In einem der chronologisch früh angesiedelten Romane namens „Die Abschussliste“ ist Reachers rabiates Vorgehen noch seinen Ermittlungen als Militärpolizist geschuldet. Childs Erstlingswerk „Größenwahn“ wiederum rechtfertigt die Gewalt mit einer Art Selbstverteidigung, da Reacher unverschuldet gleichzeitig ins Visier von Verbrechern und Gesetzeshütern gerät. Während der nachfolgenden Romane wird der hünenhafte Einzelgänger dann oftmals als moderner Robin Hood dargestellt. Er stößt immer wieder auf Situationen, in denen Schwächere auf Hilfe angewiesen sind. Gelegentlich gesellt sich dazu aber auch das fragwürdige Motiv persönlicher Rachefeldzüge („Der Janusmann“, „Trouble“). Gänzlich seltsam wird Reachers Handeln schließlich in den Romanen „Outlaw“ und „Underground“. Der Held ist hier nur am Rande von den Ereignissen betroffen und könnte aller Vernunft nach einfach weiterziehen. Stattdessen mischt er sich ungefragt ein, schafft sich bewusst gefährliche Gegner und provoziert regelrecht die Auseinandersetzung. Das Ganze ist eine Mischung aus Trotz, Neugier und „dicke Hose“. Ein Verhalten also, das man gewöhnlich gewissen Ghetto-Kids in Berlin oder Köln nachsagt. Mit der charakterlich gestählten Figur Jack Reacher hat das nicht mehr viel zu tun.

Jack Reacher auf der Kinoleinwand: Gescheiterte Imagepolitur für Tom Cruise?

Seit Januar 2013 leistet nun auch noch die Filmbranche ihren Beitrag dazu, die Heldenfigur Jack Reacher im gleichnamigen Kinospektakel zu demontieren. Zur Erinnerung: In den Romanen ist der blonde, blauäugige Reacher ein wendiges Muskelpaket, ungefähr zwei Meter groß und nie leichter als 90 Kilogramm. Von den körperlichen Dimensionen her also in etwa das Niveau eines Arnold Schwarzenegger.
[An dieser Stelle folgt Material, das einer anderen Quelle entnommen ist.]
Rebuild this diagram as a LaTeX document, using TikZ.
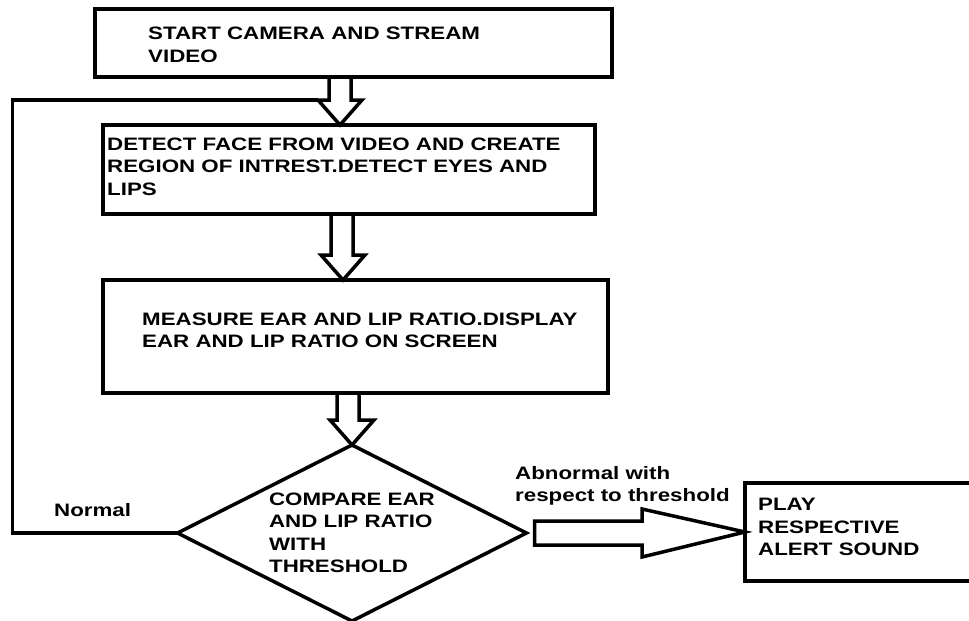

Doch wen wählten die Filmemacher für Hauptrolle aus? Tom Cruise, dunkelhaarig, eher schlank und ungefähr 30 Zentimeter kleiner, als es die Romanvorlage festlegt. Der Verdacht drängt sich auf, dass hier die Beliebtheit des realen und des fiktiven Stars auf Gegenseitigkeit gesteigert werden soll. Die Reacher-Fans reagierten nach Berichten der Website www.krone.at erbost über diese eigenartige Besetzung der Hauptrolle, was die Leserkommentare zum dortigen Artikel zu bestätigen scheinen.

Christopher McQuarrie, der Regisseur des Jack-Reacher-Films, erklärt hingegen nach Darstellung der Website www.kinofans.com, dass äußerliche Ähnlichkeiten nicht so entscheidend seien und meint zudem: „Toms Persönlichkeit ähnelt am meisten der von Jack Reacher...“

Wirklich? Tom Cruise ist immerhin ein durch seine Sektenzugehörigkeit in negative Schlagzeilen geratener Schauspieler. Jack Reacher hingegen hält von ideologischen Bindungen nicht viel und denkt darüber bisweilen recht zynisch... Es bleiben also allein die Frauengeschichten, die eine gewisse Ähnlichkeit zwischen Darsteller und Romanfigur aufweisen. Ob dies für das Image von Tom Cruise und Jack Reacher aber wirklich vorteilhaft ist, darf bezweifelt werden.